* Exercise *
Retype the data exactly, from its first line to the line containing "const xMinorValues = [-0.125,0.125,0.375,0.625,0.875];", including both, and skip any picture.
########################################
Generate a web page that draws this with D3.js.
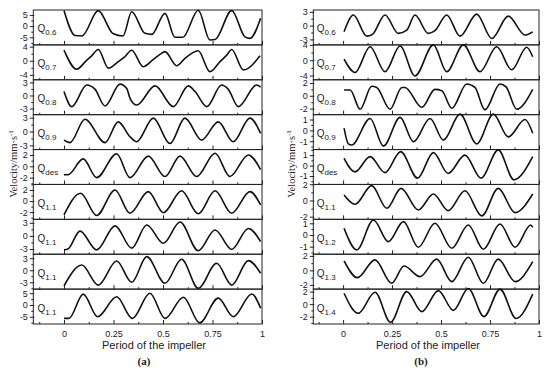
<!DOCTYPE html>
<html><head><meta charset="utf-8">
<script src="https://cdn.jsdelivr.net/npm/d3@7"></script>
<style>
html,body{margin:0;padding:0;background:#fff;}
svg{display:block;}
text{font-family:"Liberation Sans",Arial,sans-serif;fill:#222;}
</style></head>
<body>
<svg id="chart" width="550" height="371"></svg>
<script>
// ---------- data ----------
const leftLabels  = ["0.6","0.7","0.8","0.9","des","1.1","1.1","1.1","1.1"];
const rightLabels = ["0.6","0.7","0.8","0.9","des","1.1","1.2","1.3","1.4"];
const leftTicks  = [5,4,3,3,2,2,3,3,5];
const rightTicks = [3,4,2,1,1,2,1,2,2];
const leftDomains  = [[-8.4,7.2],[-5.4,4.5],[-4.4,3.6],[-3.9,3.65],[-3.2,2.95],[-3.3,3.0],[-4.2,3.8],[-4.7,4.0],[-8.1,6.75]];
const rightDomains = [[-4.2,3.4],[-5.1,4.0],[-2.95,2.5],[-1.77,1.45],[-1.8,1.53],[-2.33,1.98],[-1.65,1.34],[-2.58,2.23],[-3.17,2.4]];
const xTickValues = [0,0.25,0.5,0.75,1];
const xMinorValues = [-0.125,0.125,0.375,0.625,0.875];

// left panel (a)
const L_Q06 = [[0,7.0],[0.056,-4.2],[0.091,-4.4],[0.173,6.9],[0.247,-3.3],[0.298,-4.4],[0.342,6.4],[0.409,-3.2],[0.443,-3.7],[0.51,5.7],[0.56,-5.0],[0.60,-5.0],[0.678,7.1],[0.737,-6.2],[0.763,-6.0],[0.847,6.9],[0.914,-4.8],[0.939,-5.5],[0.993,3.5]];
const L_Q07 = [[0,3.0],[0.064,-2.4],[0.115,0.2],[0.14,1.4],[0.173,3.2],[0.224,-2.1],[0.274,-0.25],[0.308,1.2],[0.342,3.0],[0.40,-1.7],[0.451,0.4],[0.493,2.1],[0.51,2.6],[0.569,-1.4],[0.611,0.7],[0.645,2.1],[0.678,2.85],[0.737,-3.1],[0.788,-0.25],[0.822,1.6],[0.847,3.2],[0.906,-2.6],[0.99,1.4]];
const L_Q08 = [[0,0.9],[0.039,-2.55],[0.115,2.4],[0.157,1.4],[0.207,-2.4],[0.283,2.6],[0.317,1.6],[0.333,-0.6],[0.367,-2.2],[0.46,2.2],[0.552,-2.55],[0.628,2.2],[0.662,0.9],[0.721,-2.55],[0.796,2.4],[0.83,1.4],[0.88,-2.55],[0.973,2.4],[0.993,1.9]];
const L_Q09 = [[0,-1.85],[0.03,-2.4],[0.106,2.65],[0.207,-2.4],[0.274,2.1],[0.333,-1.1],[0.367,-2.2],[0.451,2.9],[0.535,-2.6],[0.611,2.9],[0.695,-1.85],[0.779,2.1],[0.855,-2.2],[0.939,2.9],[0.993,-0.4]];
const L_Qdes = [[0,-1.5],[0.02,-1.5],[0.097,1.3],[0.165,-2.0],[0.266,2.2],[0.333,-2.0],[0.426,1.8],[0.51,-1.8],[0.586,1.8],[0.67,-1.8],[0.763,2.3],[0.838,-1.8],[0.931,2.0],[0.993,-0.6]];
const L_Q11a = [[0,-2.5],[0.084,1.4],[0.165,-2.6],[0.258,2.0],[0.333,-2.2],[0.426,1.7],[0.502,-2.1],[0.594,1.85],[0.678,-2.3],[0.763,1.85],[0.847,-2.2],[0.939,1.7],[0.993,-0.7]];
const L_Q11b = [[0,-3.2],[0.02,-3.0],[0.081,1.1],[0.165,-3.2],[0.258,2.3],[0.342,-2.8],[0.418,2.5],[0.502,-1.7],[0.586,3.2],[0.678,-3.4],[0.763,1.35],[0.847,-3.1],[0.931,1.7],[0.993,-1.3]];
const L_Q11c = [[0,-3.9],[0.09,1.3],[0.173,-3.7],[0.266,2.3],[0.342,-3.0],[0.418,3.4],[0.51,-3.25],[0.594,2.75],[0.678,-4.5],[0.771,1.75],[0.847,-3.7],[0.931,2.4],[0.993,-0.75]];
const L_Q11d = [[0,-5.7],[0.025,-5.7],[0.097,4.6],[0.17,-5.0],[0.266,3.5],[0.345,-5.7],[0.434,5.0],[0.51,-5.7],[0.603,3.3],[0.685,-7.6],[0.779,2.9],[0.855,-5.0],[0.948,4.7],[0.993,-1.4]];

// right panel (b)
const R_Q06 = [[0.005,-1.35],[0.053,2.3],[0.121,-2.3],[0.15,-1.9],[0.214,2.3],[0.282,-1.7],[0.325,-1.0],[0.367,2.3],[0.435,-1.7],[0.469,-1.1],[0.529,2.3],[0.597,-2.3],[0.682,2.5],[0.759,-2.8],[0.843,2.06],[0.929,-2.06],[0.968,-1.35]];
const R_Q07 = [[0.005,0.26],[0.061,-3.2],[0.138,3.5],[0.214,-3.0],[0.291,3.7],[0.367,-4.1],[0.461,4.0],[0.529,-3.0],[0.614,4.0],[0.699,-3.0],[0.784,3.5],[0.861,-2.5],[0.937,3.4],[0.968,0.9]];
const R_Q08 = [[0.005,0.9],[0.036,0.9],[0.087,-2.1],[0.146,1.5],[0.172,1.3],[0.24,-2.1],[0.3,1.3],[0.316,1.3],[0.402,-1.8],[0.469,1.0],[0.504,0.8],[0.555,-1.95],[0.631,1.85],[0.673,1.3],[0.724,-2.2],[0.801,1.85],[0.832,1.4],[0.886,-2.1],[0.968,1.0]];
const R_Q09 = [[0.005,0.2],[0.027,-1.25],[0.044,-1.35],[0.138,1.1],[0.206,-1.45],[0.291,1.2],[0.359,-1.05],[0.444,1.1],[0.512,-0.9],[0.597,1.5],[0.682,-1.25],[0.767,1.5],[0.843,-0.6],[0.929,1.0],[0.968,-0.27]];
const R_Qdes = [[0.005,0.7],[0.061,-0.6],[0.138,0.86],[0.214,-0.67],[0.294,1.33],[0.38,-1.2],[0.461,1.24],[0.536,-0.75],[0.622,1.0],[0.704,-1.2],[0.792,1.5],[0.872,-1.36],[0.968,0.86]];
const R_Q11 = [[0.005,0.68],[0.061,-0.47],[0.146,1.83],[0.223,-0.96],[0.296,1.5],[0.384,-1.17],[0.461,0.8],[0.537,-1.26],[0.622,1.2],[0.708,-1.9],[0.792,1.5],[0.878,-1.5],[0.968,0.8]];
const R_Q12 = [[0.005,0.57],[0.07,-1.28],[0.155,1.28],[0.231,-0.57],[0.308,1.14],[0.384,-1.05],[0.469,1.0],[0.555,-1.14],[0.639,0.85],[0.716,-1.22],[0.801,0.94],[0.878,-1.05],[0.958,0.85],[0.968,0.66]];
const R_Q13 = [[0.005,1.3],[0.073,-1.0],[0.163,1.45],[0.248,-1.77],[0.311,0.6],[0.393,-0.86],[0.478,1.55],[0.555,-1.55],[0.639,1.82],[0.716,-1.77],[0.792,1.55],[0.878,-1.55],[0.968,1.2]];
const R_Q14 = [[0.005,1.74],[0.077,-1.46],[0.163,1.9],[0.242,-2.9],[0.325,2.0],[0.402,-1.2],[0.486,2.16],[0.563,-1.0],[0.639,2.5],[0.719,-2.0],[0.801,2.4],[0.883,-2.3],[0.968,1.6]];

const leftSeries  = [L_Q06,L_Q07,L_Q08,L_Q09,L_Qdes,L_Q11a,L_Q11b,L_Q11c,L_Q11d];
const rightSeries = [R_Q06,R_Q07,R_Q08,R_Q09,R_Qdes,R_Q11,R_Q12,R_Q13,R_Q14];

// ---------- layout ----------
const svg = d3.select("#chart");
const TOP = 10, BOTTOM = 324, NROW = 9, rowH = (BOTTOM - TOP) / NROW;

const panels = [
  {x0:33.3, x1:262, dmin:-0.155, labels:leftLabels, ticks:leftTicks, domains:leftDomains, series:leftSeries,
   qX:37.5, yTitleX:16.5, xTitleX:154, tagX:144, tag:"(a)"},
  {x0:313.3, x1:539, dmin:-0.152, labels:rightLabels, ticks:rightTicks, domains:rightDomains, series:rightSeries,
   qX:316.7, yTitleX:295, xTitleX:428, tagX:421, tag:"(b)"}
];

panels.forEach(p => {
  const g = svg.append("g");
  const x = d3.scaleLinear().domain([p.dmin, 1]).range([p.x0, p.x1]);
  for (let i = 0; i < NROW; i++) {
    const top = TOP + rowH * i, bot = top + rowH;
    const y = d3.scaleLinear().domain(p.domains[i]).range([bot, top]);
    const a = p.ticks[i];
    g.append("rect").attr("x", p.x0).attr("y", top).attr("width", p.x1 - p.x0).attr("height", rowH)
      .attr("fill", "none").attr("stroke", "#222").attr("stroke-width", 1);
    const ya = g.append("g").attr("transform", `translate(${p.x0},0)`)
      .call(d3.axisLeft(y).tickValues([-a, 0, a]).tickSize(3.5).tickPadding(2).tickFormat(d => d < 0 ? "-" + Math.abs(d) : String(d)));
    ya.select(".domain").remove();
    ya.selectAll("line").attr("stroke", "#222").attr("x2", -3.5).attr("x1", 1);
    ya.selectAll("text").attr("font-size", 9).attr("font-family", '"Liberation Sans",Arial,sans-serif').attr("fill", "#222");
    const minors = [];
    for (let k = -5; k <= 5; k++) {
      const v = k * a / 2;
      if (k % 2 !== 0 && v >= p.domains[i][0] && v <= p.domains[i][1]) minors.push(v);
    }
    const ym = g.append("g").attr("transform", `translate(${p.x0},0)`)
      .call(d3.axisLeft(y).tickValues(minors).tickSize(2).tickFormat(""));
    ym.select(".domain").remove();
    ym.selectAll("line").attr("stroke", "#222");
    const xa = g.append("g").attr("transform", `translate(0,${bot})`)
      .call(d3.axisTop(x).tickValues(xTickValues).tickSize(4).tickFormat(""));
    xa.select(".domain").remove();
    xa.selectAll("line").attr("stroke", "#222");
    const xm = g.append("g").attr("transform", `translate(0,${bot})`)
      .call(d3.axisTop(x).tickValues(xMinorValues).tickSize(2).tickFormat(""));
    xm.select(".domain").remove();
    xm.selectAll("line").attr("stroke", "#222");
    const line = d3.line().x(d => x(d[0])).y(d => y(d[1])).curve(d3.curveMonotoneX);
    g.append("path").datum(p.series[i]).attr("d", line)
      .attr("fill", "none").attr("stroke", "#111").attr("stroke-width", 1.6).attr("stroke-linejoin", "round");
    const yc = top + rowH / 2 + 5;
    const t = g.append("text").attr("x", p.qX).attr("y", yc).attr("font-size", 10).text("Q");
    t.append("tspan").attr("font-size", 8).attr("dy", 3).text(p.labels[i]);
  }
  const xb = g.append("g").attr("transform", `translate(0,${BOTTOM})`)
    .call(d3.axisBottom(x).tickValues(xTickValues).tickSize(0).tickPadding(7).tickFormat(d => String(d)));
  xb.select(".domain").remove();
  xb.selectAll("text").attr("font-size", 9).attr("font-family", '"Liberation Sans",Arial,sans-serif').attr("fill", "#222");
  g.append("text").attr("x", p.xTitleX).attr("y", 349).attr("text-anchor", "middle").attr("font-size", 11)
    .text("Period of the impeller");
  g.append("text").attr("x", p.tagX).attr("y", 364.5).attr("text-anchor", "middle").attr("font-size", 11)
    .attr("font-weight", "bold").style("font-family", '"Liberation Serif","Times New Roman",serif').text(p.tag);
  const yt = g.append("text").attr("transform", `translate(${p.yTitleX},164) rotate(-90)`)
    .attr("text-anchor", "middle").attr("font-size", 10.5)
    .style("font-family", '"Liberation Serif","Times New Roman",serif');
  yt.append("tspan").text("Velocity/mm·s");
  yt.append("tspan").attr("font-size", 7).attr("dy", -4).text("-1");
});
</script>
</body></html>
########################################
* Expected answer *
Generate a web page that draws this with D3.js.
<!DOCTYPE html>
<html><head><meta charset="utf-8">
<script src="https://cdn.jsdelivr.net/npm/d3@7"></script>
<style>
html,body{margin:0;padding:0;background:#fff;}
svg{display:block;}
text{font-family:"Liberation Sans",Arial,sans-serif;fill:#222;}
</style></head>
<body>
<svg id="chart" width="550" height="371"></svg>
<script>
// ---------- data ----------
const leftLabels  = ["0.6","0.7","0.8","0.9","des","1.1","1.1","1.1","1.1"];
const rightLabels = ["0.6","0.7","0.8","0.9","des","1.1","1.2","1.3","1.4"];
const leftTicks  = [5,4,3,3,2,2,3,3,5];
const rightTicks = [3,4,2,1,1,2,1,2,2];
const leftDomains  = [[-8.4,7.2],[-5.4,4.5],[-4.4,3.6],[-3.9,3.65],[-3.2,2.95],[-3.3,3.0],[-4.2,3.8],[-4.7,4.0],[-8.1,6.75]];
const rightDomains = [[-4.2,3.4],[-5.1,4.0],[-2.95,2.5],[-1.77,1.45],[-1.8,1.53],[-2.33,1.98],[-1.65,1.34],[-2.58,2.23],[-3.17,2.4]];
const xTickValues = [0,0.25,0.5,0.75,1];
const xMinorValues = [-0.125,0.125,0.375,0.625,0.875];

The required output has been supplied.